Meg Burch, nurse manager for the Frontier Regional and Union 38 school districts, said it took “all hands on deck” to get the pooled testing program up and running last month in the two districts.

“We were promised staff and found out the day before our first day of testing, we had no agency staff to help us,” she said.

Burch said she expected to begin the program for the first day of school, but was delayed by a week while in-house staffing was coordinated.

“Like a lot of schools, we had thought we would be up and running sooner,” she said.

Burch said that during a state Department of Elementary and Secondary Education (DESE) webinar with CIC Health on Friday morning, the company providing the testing kits, school nurses from across Western Massachusetts were told that more schools were participating than was expected.

“I think CIC Health is certainly hearing our concerns and frustrations, and I think DESE is hearing concerns and frustrations, but there is a fundamental level where they don’t understand what happens in a school health office,” she said.

Burch said she credits the nurses with the Frontier Regional and Union 38 school districts for taking on the program in addition to their typical daily work. She also acknowledged that while it was possible for Frontier and Union 38 to start the program with the help of school nurses, it wasn’t a decision all schools could make.

“We’re up and running due to the commitment of the building-based nurses,” she said. “It has not been easy on them.”

When testing kits arrived at Franklin County Technical School in Turners Falls late last week, school nurses were ready to launch the program, according to Superintendent Rick Martin. Pooled testing officially began for students and faculty on Thursday.

“We would have liked to have the kits to start the year off,” he said. “Without having the pooled testing, it does raise a little bit of anxiety for kids and family and staff not knowing.”

When testing kits did arrive, school nurses were prepared.

“It was a quick turnaround, and that’s a credit to our nurses,” he said.

School nurse Kellie Grybko said the impact of the delay is hard to tell.

“Kids at this age, they don’t present symptoms, a lot of them,” she said. “Their immune systems are good. They show no symptoms, which is why testing is so important.”

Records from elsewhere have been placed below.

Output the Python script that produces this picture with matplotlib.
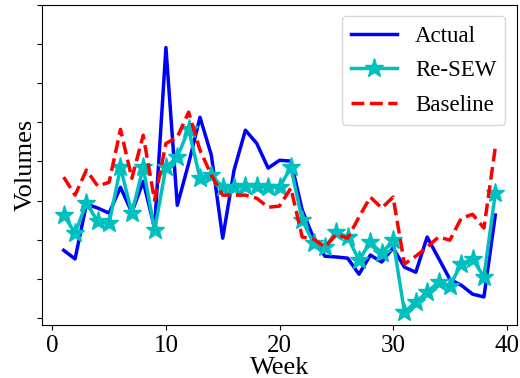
import numpy as np
import matplotlib
matplotlib.use("Agg")
import matplotlib.pyplot as plt

# -----------------------------
# Data (weekly volumes, arbitrary units)
# -----------------------------
weeks = list(range(1, 40))

actual = [1.73, 1.51, 2.91, 2.81, 2.68, 3.34, 2.70, 3.49, 2.30, 6.91,
          2.88, 3.95, 5.13, 4.16, 2.04, 3.78, 4.80, 4.46, 3.83, 4.03,
          4.01, 2.76, 2.04, 1.58, 1.56, 1.53, 1.12, 1.61, 1.43, 1.79,
          1.30, 1.17, 2.07, 1.53, 0.99, 0.84, 0.61, 0.54, 2.63]

re_sew = [2.63, 2.17, 2.93, 2.47, 2.42, 3.85, 2.68, 3.85, 2.24, 3.85,
          4.11, 4.82, 3.57, 3.65, 3.34, 3.34, 3.37, 3.37, 3.34, 3.34,
          3.85, 2.50, 1.91, 1.81, 2.19, 2.07, 1.48, 1.94, 1.66, 1.99,
          0.15, 0.41, 0.66, 0.92, 0.82, 1.38, 1.51, 1.05, 3.19]

baseline = [3.60, 3.14, 3.78, 3.37, 3.47, 4.82, 3.57, 4.67, 3.01, 4.46,
            4.62, 5.26, 4.29, 3.65, 3.14, 3.14, 3.14, 3.06, 2.83, 2.86,
            3.32, 2.07, 2.02, 1.81, 2.14, 2.04, 2.58, 3.09, 2.81, 3.09,
            1.38, 1.58, 1.81, 2.07, 1.99, 2.55, 2.65, 2.30, 4.36]

# -----------------------------
# Visualization
# -----------------------------
plt.rcParams["font.family"] = ["Liberation Serif", "DejaVu Serif"]

fig = plt.figure(figsize=(5.2, 3.78), dpi=100)
ax = fig.add_axes([0.081, 0.140, 0.913, 0.847])

ax.plot(weeks, actual, color="blue", lw=2.5, label="Actual")
ax.plot(weeks, re_sew, color="c", lw=2.5, marker="*", markersize=14,
        label="Re-SEW")
ax.plot(weeks, baseline, color="red", lw=2.5, ls="--", label="Baseline")

ax.set_ylim(-0.18, 8.0)
ax.set_yticks(np.arange(0, 9))
ax.set_yticklabels([])
ax.set_xticks([0, 10, 20, 30, 40])
ax.tick_params(axis="x", labelsize=18)
ax.set_xlabel("Week", fontsize=19, labelpad=0)
ax.set_ylabel("Volumes", fontsize=19, labelpad=-3)

ax.legend(loc="upper right", fontsize=16.5, handlelength=2.0,
          handletextpad=0.8, labelspacing=0.6)

fig.savefig("out.png", dpi=100)
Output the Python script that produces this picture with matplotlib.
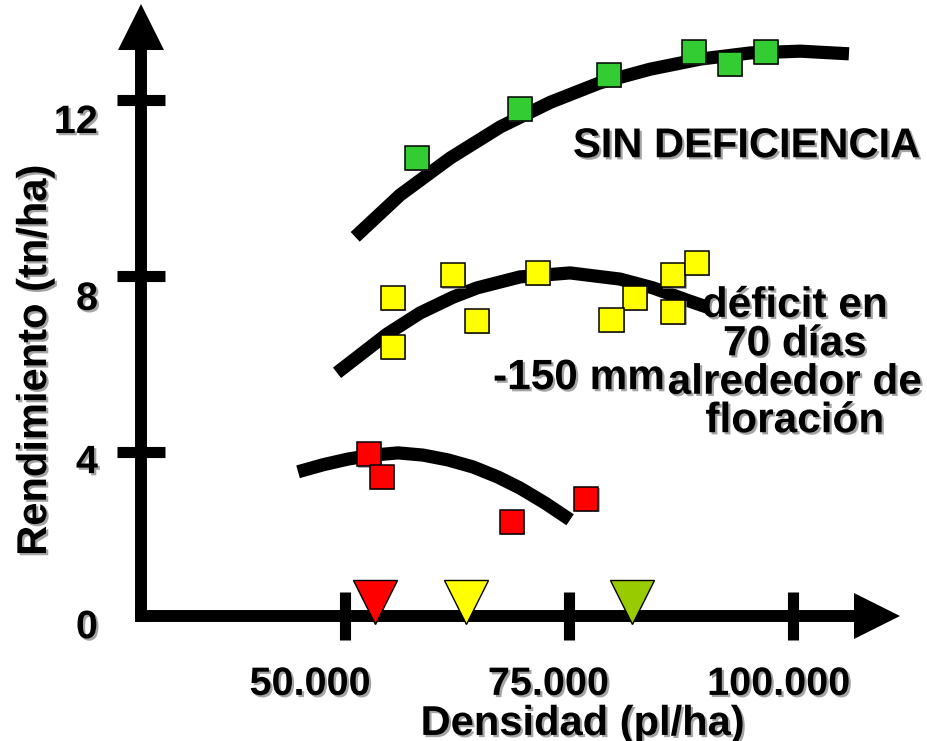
import matplotlib
matplotlib.use("Agg")
import matplotlib.pyplot as plt
import matplotlib.patheffects as pe

plt.rcParams["font.family"] = ["Liberation Sans", "DejaVu Sans"]
plt.rcParams["font.weight"] = "bold"

# data (density in pl/ha, yield in tn/ha)
green_x = [58000, 69500, 79400, 88900, 92900, 96900]
green_y = [10.68, 11.80, 12.57, 13.09, 12.82, 13.09]
yellow_x = [55300, 55300, 62000, 64700, 71500, 82300, 79700, 86600, 86600, 89200]
yellow_y = [7.50, 6.39, 8.02, 6.98, 8.07, 7.50, 7.00, 8.02, 7.18, 8.30]
red_x = [52600, 54100, 68600, 76900]
red_y = [3.95, 3.43, 2.41, 2.93]

# trend curves as drawn
green_curve_x = [51100, 56100, 61700, 67300, 72900, 78400, 84000, 89600, 95200, 100800, 106200]
green_curve_y = [8.89, 9.84, 10.68, 11.39, 11.95, 12.39, 12.70, 12.93, 13.07, 13.11, 13.05]
yellow_curve_x = [49070, 54650, 58340, 62020, 64700, 69500, 75080, 80660, 84340, 88130, 90700]
yellow_curve_y = [5.80, 6.68, 7.16, 7.52, 7.73, 7.98, 8.07, 7.93, 7.73, 7.45, 7.27]
red_curve_x = [44720, 47510, 50300, 53090, 55880, 58670, 61460, 64250, 67040, 69500, 72290, 75080]
red_curve_y = [3.55, 3.71, 3.84, 3.93, 3.98, 3.93, 3.82, 3.66, 3.43, 3.18, 2.84, 2.46]

# optimum density markers
opt_x = [53300, 63500, 82000]
opt_colors = ["#FF0000", "#FFFF00", "#99CC00"]

x_ticks = [50000, 75000, 100000]
x_tick_labels = ["50.000", "75.000", "100.000"]
x_label_pos = [46100, 72700, 98400]
y_ticks = [4, 8, 12]
y_tick_labels = ["0", "4", "8", "12"]
y_label_pos = [-0.23, 3.52, 7.23, 11.25]

fig = plt.figure(figsize=(9.27, 7.41), dpi=100)
ax = fig.add_axes([0, 0, 1, 1])
ax.set_xlim(11460, 114910)
ax.set_ylim(-2.568, 14.273)
ax.axis("off")

shadow = [pe.withSimplePatchShadow(offset=(1.6, -1.6), shadow_rgbFace="#9a9a9a", alpha=0.9)]
sq_shadow = [pe.withSimplePatchShadow(offset=(1.0, -1.0), shadow_rgbFace="#888888", alpha=0.7)]

# axes drawn by hand: thick lines with triangle heads
axis_x = 27200
axis_y = 0.27
ax.plot([axis_x, axis_x], [axis_y - 0.14, 13.5], color="k", lw=8.6, solid_capstyle="butt", zorder=2)
ax.plot([axis_x - 700, 108000], [axis_y, axis_y], color="k", lw=8.6, solid_capstyle="butt", zorder=2)
ax.plot([axis_x], [13.65], marker="^", ms=32.5, color="k", mew=0, zorder=2)
ax.plot([109300], [axis_y], marker=">", ms=32.5, color="k", mew=0, zorder=2)

ax.plot([axis_x] * len(y_ticks), y_ticks, ls="none", marker="_", ms=34, mew=8, color="k", zorder=2)
ax.plot(x_ticks, [axis_y] * len(x_ticks), ls="none", marker="|", ms=34, mew=8, color="k", zorder=2)

for x, lab in zip(x_label_pos, x_tick_labels):
    ax.text(x, -1.52, lab, ha="center", va="baseline", fontsize=28.5,
            fontweight="bold", path_effects=shadow)
for y, lab in zip(y_label_pos, y_tick_labels):
    ax.text(22400, y, lab, ha="right", va="baseline", fontsize=28.5,
            fontweight="bold", path_effects=shadow)

ax.text(15370, 6.09, "Rendimiento (tn/ha)", rotation=90, ha="center", va="center",
        fontsize=30, fontweight="bold", path_effects=shadow)
ax.text(76500, -2.43, "Densidad (pl/ha)", ha="center", va="baseline",
        fontsize=30, fontweight="bold", path_effects=shadow)

# trend lines
for cx, cy in [(green_curve_x, green_curve_y), (yellow_curve_x, yellow_curve_y),
               (red_curve_x, red_curve_y)]:
    ax.plot(cx, cy, color="k", lw=9.5, solid_capstyle="butt", solid_joinstyle="round", zorder=3)

# observations
for xs, ys, c in [(green_x, green_y, "#33CC33"), (yellow_x, yellow_y, "#FFFF00"),
                  (red_x, red_y, "#FF0000")]:
    ax.plot(xs, ys, ls="none", marker="s", ms=17.3, mfc=c, mec="k", mew=1.1,
            zorder=4, path_effects=sq_shadow)

for x, c in zip(opt_x, opt_colors):
    ax.plot([x], [0.59], marker="v", ms=32, mfc=c, mec="k", mew=1.0, zorder=5)

ax.text(94720, 10.70, "SIN DEFICIENCIA", ha="center", va="baseline", fontsize=30,
        fontweight="bold", path_effects=shadow, zorder=6)
# multi-line text: baseline refers to the last line here
ax.text(100170, 4.45, "déficit en\n70 días\nalrededor de\nfloración", ha="center",
        va="baseline", multialignment="center", fontsize=30.5, fontweight="bold",
        linespacing=0.95, path_effects=shadow, zorder=6)
ax.text(66480, 5.43, "-150 mm", ha="left", va="baseline", fontsize=30.5,
        fontweight="bold", path_effects=shadow, zorder=6)

fig.savefig("out.png", dpi=100)
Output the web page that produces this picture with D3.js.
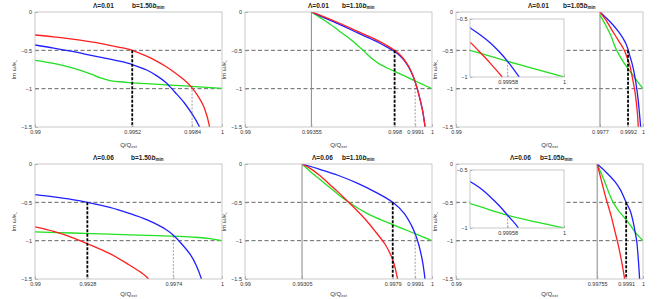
<!DOCTYPE html>
<html>
<head>
<meta charset="utf-8">
<script src="https://cdn.jsdelivr.net/npm/d3@7"></script>
<style>
body { margin: 0; background: #fff; }
text { font-family: "Liberation Sans", Arial, sans-serif; }
</style>
</head>
<body>
<svg width="657" height="299"></svg>
<script>
// ---- values ----
const lambdas = ["0.01", "0.01", "0.01", "0.06", "0.06", "0.06"];
const bFactors = ["1.50", "1.10", "1.05", "1.50", "1.10", "1.05"];
const yTicks = [0, -0.5, -1, -1.5];
const xTicks = [
  [0.99, 0.9952, 0.9984, 1],
  [0.99, 0.99355, 0.998, 0.9991, 1],
  [0.99, 0.9977, 0.9992, 1],
  [0.99, 0.9928, 0.9974, 1],
  [0.99, 0.99305, 0.9979, 0.9991, 1],
  [0.99, 0.99755, 0.9991, 1]
];
const startQ = [null, 0.99355, 0.9977, null, 0.99305, 0.99755];
const blackQ = [0.9952, 0.998, 0.9992, 0.9928, 0.9979, 0.9991];
const thinMark = [[0.9984, -0.97], [0.9991, -0.9], null, [0.9974, -0.94], [0.9991, -0.91], null];
const insetTicks = [0.99958, 1];
const insetYTicks = [-0.5, -1];
const insetMark = [null, null, [0.99958, -0.865], null, null, [0.99958, -0.89]];

// panel 1: Lambda=0.01, b=1.50
const p1Red = [[0.99,-0.30],[0.991,-0.325],[0.992,-0.355],[0.993,-0.39],[0.994,-0.435],[0.995,-0.485],[0.9952,-0.50],[0.996,-0.58],[0.9965,-0.64],[0.997,-0.71],[0.9975,-0.795],[0.998,-0.89],[0.9984,-0.99],[0.9987,-1.09],[0.999,-1.22],[0.9992,-1.36],[0.9993,-1.46],[0.99935,-1.53]];
const p1Blue = [[0.99,-0.43],[0.991,-0.47],[0.992,-0.515],[0.993,-0.565],[0.994,-0.615],[0.995,-0.67],[0.9952,-0.685],[0.996,-0.76],[0.9965,-0.83],[0.997,-0.92],[0.9972,-0.97],[0.9975,-1.05],[0.998,-1.19],[0.9984,-1.33],[0.9988,-1.5],[0.9989,-1.56]];
const p1Green = [[0.99,-0.63],[0.991,-0.67],[0.992,-0.73],[0.993,-0.81],[0.9935,-0.86],[0.994,-0.895],[0.9945,-0.91],[0.995,-0.92],[0.996,-0.935],[0.997,-0.95],[0.998,-0.963],[0.999,-0.98],[1.0,-0.995]];
// panel 2: Lambda=0.01, b=1.10
const p2Red = [[0.99355,0],[0.994,-0.04],[0.995,-0.14],[0.996,-0.25],[0.997,-0.36],[0.9975,-0.425],[0.998,-0.50],[0.9983,-0.56],[0.9986,-0.65],[0.9988,-0.73],[0.999,-0.84],[0.9991,-0.91],[0.9992,-0.99],[0.9994,-1.18],[0.9995,-1.29],[0.99963,-1.5],[0.9997,-1.62]];
const p2Blue = [[0.99355,0],[0.994,-0.05],[0.995,-0.155],[0.996,-0.27],[0.997,-0.38],[0.9975,-0.445],[0.998,-0.515],[0.9983,-0.575],[0.9986,-0.66],[0.9988,-0.74],[0.999,-0.845],[0.9991,-0.915],[0.9992,-0.99],[0.9994,-1.18],[0.9995,-1.29],[0.99963,-1.5],[0.9997,-1.62]];
const p2Green = [[0.99355,0],[0.994,-0.07],[0.9945,-0.15],[0.995,-0.24],[0.9955,-0.33],[0.996,-0.43],[0.9964,-0.52],[0.9968,-0.61],[0.9972,-0.68],[0.9976,-0.73],[0.998,-0.775],[0.9985,-0.83],[0.9991,-0.90],[0.9995,-0.945],[1.0,-1.0]];
// panel 3: Lambda=0.01, b=1.05
const p3Red = [[0.9977,0],[0.998,-0.10],[0.9984,-0.26],[0.99868,-0.37],[0.999,-0.50],[0.99913,-0.58],[0.9993,-0.70],[0.99936,-0.77],[0.99945,-0.88],[0.99954,-1.0],[0.9996,-1.09],[0.9997,-1.32],[0.99975,-1.5],[0.99978,-1.6]];
const p3Blue = [[0.9977,0],[0.998,-0.07],[0.9984,-0.17],[0.9987,-0.26],[0.9989,-0.33],[0.9991,-0.42],[0.9992,-0.49],[0.9993,-0.575],[0.99938,-0.64],[0.99945,-0.705],[0.99952,-0.785],[0.99958,-0.865],[0.99962,-0.925],[0.99966,-0.99],[0.99972,-1.1],[0.99978,-1.24],[0.99984,-1.4],[0.99988,-1.52]];
const p3Green = [[0.9977,-0.04],[0.998,-0.17],[0.9983,-0.32],[0.9985,-0.45],[0.9987,-0.55],[0.999,-0.67],[0.9993,-0.77],[0.99958,-0.865],[1.0,-1.0]];
// panel 4: Lambda=0.06, b=1.50
const p4Red = [[0.99,-0.82],[0.991,-0.88],[0.992,-0.96],[0.9928,-1.04],[0.994,-1.17],[0.995,-1.31],[0.9957,-1.42],[0.996,-1.48],[0.9962,-1.55]];
const p4Blue = [[0.99,-0.40],[0.991,-0.43],[0.992,-0.465],[0.9928,-0.50],[0.994,-0.565],[0.995,-0.64],[0.996,-0.73],[0.997,-0.855],[0.9974,-0.93],[0.9978,-1.03],[0.9983,-1.18],[0.9986,-1.31],[0.9989,-1.5],[0.99895,-1.55]];
const p4Green = [[0.99,-0.885],[0.992,-0.90],[0.994,-0.915],[0.996,-0.93],[0.9974,-0.94],[0.9985,-0.955],[0.9992,-0.97],[1.0,-1.0]];
// panel 5: Lambda=0.06, b=1.10
const p5Red = [[0.99305,0],[0.9935,-0.06],[0.994,-0.15],[0.9945,-0.26],[0.995,-0.37],[0.9955,-0.49],[0.996,-0.61],[0.9965,-0.74],[0.997,-0.89],[0.9975,-1.05],[0.9979,-1.25],[0.9982,-1.55]];
const p5Blue = [[0.99305,0],[0.994,-0.07],[0.995,-0.15],[0.996,-0.25],[0.997,-0.37],[0.9979,-0.50],[0.9985,-0.64],[0.9989,-0.80],[0.9991,-0.91],[0.9993,-1.06],[0.9995,-1.28],[0.99965,-1.55]];
const p5Green = [[0.99305,0],[0.9935,-0.10],[0.994,-0.20],[0.9945,-0.30],[0.995,-0.40],[0.9955,-0.49],[0.996,-0.57],[0.9965,-0.64],[0.997,-0.70],[0.9975,-0.75],[0.9979,-0.79],[0.9985,-0.85],[0.9991,-0.91],[0.9995,-0.95],[1.0,-1.0]];
// panel 6: Lambda=0.06, b=1.05
const p6Red = [[0.99755,0],[0.9978,-0.24],[0.998,-0.43],[0.9983,-0.68],[0.9985,-0.88],[0.9987,-1.08],[0.9989,-1.33],[0.99905,-1.55]];
const p6Blue = [[0.99755,0],[0.998,-0.10],[0.9985,-0.23],[0.9988,-0.34],[0.9991,-0.50],[0.9993,-0.60],[0.99938,-0.66],[0.99945,-0.73],[0.99952,-0.81],[0.99958,-0.89],[0.99966,-1.0],[0.99972,-1.15],[0.99978,-1.35],[0.99983,-1.55]];
const p6Green = [[0.99755,0],[0.9979,-0.20],[0.9982,-0.39],[0.99838,-0.49],[0.9987,-0.61],[0.999,-0.70],[0.9993,-0.79],[0.99958,-0.89],[0.9998,-0.95],[0.9999,-0.975],[1.0,-1.0]];

const series = [
  [p1Green, p1Blue, p1Red],
  [p2Green, p2Blue, p2Red],
  [p3Green, p3Blue, p3Red],
  [p4Green, p4Blue, p4Red],
  [p5Green, p5Blue, p5Red],
  [p6Green, p6Blue, p6Red]
];
const colors = ["#22e022", "#1f1fff", "#ff1f1f"];

// ---- layout ----
const svg = d3.select("svg");
const W = 187, H = 115;
const lefts = [35, 245, 456, 35, 245, 456];
const tops = [12, 12, 12, 164, 164, 164];
const xLabelOff = [19.5, 19.5, 19.5, 16.5, 16.5, 16.5];
const titleLx = [93, 308, 528, 93, 312, 510];
const titleBx = [132, 342, 563, 131, 342, 540];
const hasInset = [false, false, true, false, false, true];
const insetBox = {x: 14, w: 94, h: 58};
const insetTop = [7, 7, 7, 6, 6, 6];

const fmt = v => String(v).replace("-", "\u2212");

function styleAxis(g) {
  g.select(".domain").remove();
  g.selectAll(".tick line").attr("stroke", "#999").attr("stroke-width", 0.6);
  g.selectAll(".tick text").attr("fill", "#333").attr("font-size", 5.5)
    .attr("font-family", "Liberation Sans, Arial, sans-serif");
}

series.forEach(function(ser, i) {
  const x = d3.scaleLinear().domain([0.99, 1]).range([0, W]);
  const y = d3.scaleLinear().domain([-1.5, 0]).range([H, 0]);
  const g = svg.append("g").attr("transform", "translate(" + lefts[i] + "," + tops[i] + ")");

  g.append("clipPath").attr("id", "clip" + i)
    .append("rect").attr("width", W).attr("height", H);

  // reference dashed levels
  [-0.5, -1].forEach(function(v) {
    g.append("line")
      .attr("x1", 0).attr("x2", W).attr("y1", y(v)).attr("y2", y(v))
      .attr("stroke", "#555").attr("stroke-width", 0.9).attr("stroke-dasharray", "4,2.5");
  });

  // vertical line where the modes start
  if (startQ[i] !== null) {
    g.append("line")
      .attr("x1", x(startQ[i])).attr("x2", x(startQ[i])).attr("y1", 0).attr("y2", H)
      .attr("stroke", "#888").attr("stroke-width", 1);
  }

  const line = d3.line().x(d => x(d[0])).y(d => y(d[1])).curve(d3.curveCatmullRom.alpha(0.5));
  const curves = g.append("g").attr("clip-path", "url(#clip" + i + ")");
  ser.forEach(function(s, k) {
    curves.append("path").datum(s)
      .attr("d", line).attr("fill", "none")
      .attr("stroke", colors[k]).attr("stroke-width", 1.3);
  });

  // black dashed marker
  g.append("line")
    .attr("x1", x(blackQ[i])).attr("x2", x(blackQ[i])).attr("y1", y(-0.5)).attr("y2", H)
    .attr("stroke", "#000").attr("stroke-width", 1.8).attr("stroke-dasharray", "3,1.5");

  // thin dashed marker
  if (thinMark[i]) {
    g.append("line")
      .attr("x1", x(thinMark[i][0])).attr("x2", x(thinMark[i][0]))
      .attr("y1", y(thinMark[i][1])).attr("y2", H)
      .attr("stroke", "#777").attr("stroke-width", 0.7).attr("stroke-dasharray", "2,1.5");
  }

  // frame and axes
  g.append("rect").attr("width", W).attr("height", H)
    .attr("fill", "none").attr("stroke", "#bbb").attr("stroke-width", 0.8);
  g.append("g").attr("transform", "translate(0," + H + ")")
    .call(d3.axisBottom(x).tickValues(xTicks[i]).tickFormat(fmt).tickSizeInner(-3).tickSizeOuter(0).tickPadding(3.5))
    .call(styleAxis);
  g.append("g")
    .call(d3.axisLeft(y).tickValues(yTicks).tickFormat(fmt).tickSizeInner(-3).tickSizeOuter(0).tickPadding(3))
    .call(styleAxis);

  // inset
  if (hasInset[i]) {
    const ix = d3.scaleLinear().domain([0.9993, 1]).range([0, insetBox.w]);
    const iy = d3.scaleLinear().domain([-1, -0.5]).range([insetBox.h, 0]);
    const ig = g.append("g").attr("transform", "translate(" + insetBox.x + "," + insetTop[i] + ")");
    ig.append("rect").attr("width", insetBox.w).attr("height", insetBox.h).attr("fill", "#fff");
    ig.append("clipPath").attr("id", "iclip" + i)
      .append("rect").attr("width", insetBox.w).attr("height", insetBox.h);
    const iline = d3.line().x(d => ix(d[0])).y(d => iy(d[1])).curve(d3.curveCatmullRom.alpha(0.5));
    const ic = ig.append("g").attr("clip-path", "url(#iclip" + i + ")");
    ser.forEach(function(s, k) {
      ic.append("path").datum(s)
        .attr("d", iline).attr("fill", "none")
        .attr("stroke", colors[k]).attr("stroke-width", 1.3);
    });
    if (insetMark[i]) {
      ig.append("line")
        .attr("x1", ix(insetMark[i][0])).attr("x2", ix(insetMark[i][0]))
        .attr("y1", iy(insetMark[i][1])).attr("y2", insetBox.h)
        .attr("stroke", "#777").attr("stroke-width", 0.7).attr("stroke-dasharray", "2,1.5");
    }
    ig.append("rect").attr("width", insetBox.w).attr("height", insetBox.h)
      .attr("fill", "none").attr("stroke", "#bbb").attr("stroke-width", 0.8);
    ig.append("g").attr("transform", "translate(0," + insetBox.h + ")")
      .call(d3.axisBottom(ix).tickValues(insetTicks).tickFormat(fmt).tickSizeInner(-2.5).tickSizeOuter(0).tickPadding(3))
      .call(styleAxis);
    ig.append("g")
      .call(d3.axisLeft(iy).tickValues(insetYTicks).tickFormat(fmt).tickSizeInner(-2.5).tickSizeOuter(0).tickPadding(2.5))
      .call(styleAxis);
  }

  // title
  const ty = tops[i] - 4.5;
  svg.append("text").attr("x", titleLx[i]).attr("y", ty)
    .attr("font-size", 6.5).attr("font-weight", "bold").attr("fill", "#222")
    .text("\u039b=" + lambdas[i]);
  const bt = svg.append("text").attr("x", titleBx[i]).attr("y", ty)
    .attr("font-size", 6.5).attr("font-weight", "bold").attr("fill", "#222");
  bt.append("tspan").text("b=" + bFactors[i]);
  bt.append("tspan").attr("font-style", "italic").text("b");
  bt.append("tspan").attr("font-size", 4.5).attr("dy", 1.5).text("min");

  // axis labels
  const xl = svg.append("text").attr("x", lefts[i] + W / 2).attr("y", tops[i] + H + xLabelOff[i])
    .attr("text-anchor", "middle").attr("font-size", 6).attr("fill", "#333");
  xl.append("tspan").text("Q/Q");
  xl.append("tspan").attr("font-size", 4.2).attr("dy", 1.2).text("ext");

  const yl = svg.append("text")
    .attr("transform", "translate(" + (lefts[i] - 19) + "," + (tops[i] + H / 2) + ") rotate(-90)")
    .attr("text-anchor", "middle").attr("font-size", 6).attr("fill", "#333");
  yl.append("tspan").text("Im \u03c9/\u03ba");
  yl.append("tspan").attr("font-size", 4.2).attr("dy", 1.5).text("\u2212");
});
</script>
</body>
</html>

At the Mohawk Trail Regional School District — where pooled testing is new this year — Superintendent Sheryl Stanton said the district is now working to ensure the personnel are in place when the program is scheduled to start in the district next Thursday.

Stanton said that “right out of the gate,” she had heard the program was likely over-enrolled, so the district planned for a start in late September or early October.

“We’ve been working to make sure we have personnel,” Stanton said. “We’re adding a school nurse to our health team, so we have people to manage the continued COVID responses that we have to have.”

The district participated in the BinaxNOW rapid testing program for symptomatic students last year.

“We felt like we had gained the experience,” she said. “We also felt that with the delta variant, being able to test asymptomatic and catch COVID prior to symptoms was an important layer of mitigation we could add.”

Proietti noted that although the delay has been frustrating to school officials in Greenfield, the district has managed to control potential spread using its in-place COVID-19-related protocols.

“We’re super, super proud of how well our communities in the school have followed protocols,” she said. “We’ve had cases each week of people in the schools, but it’s in the single digits, and it’s traced back to something that happened outside of school.”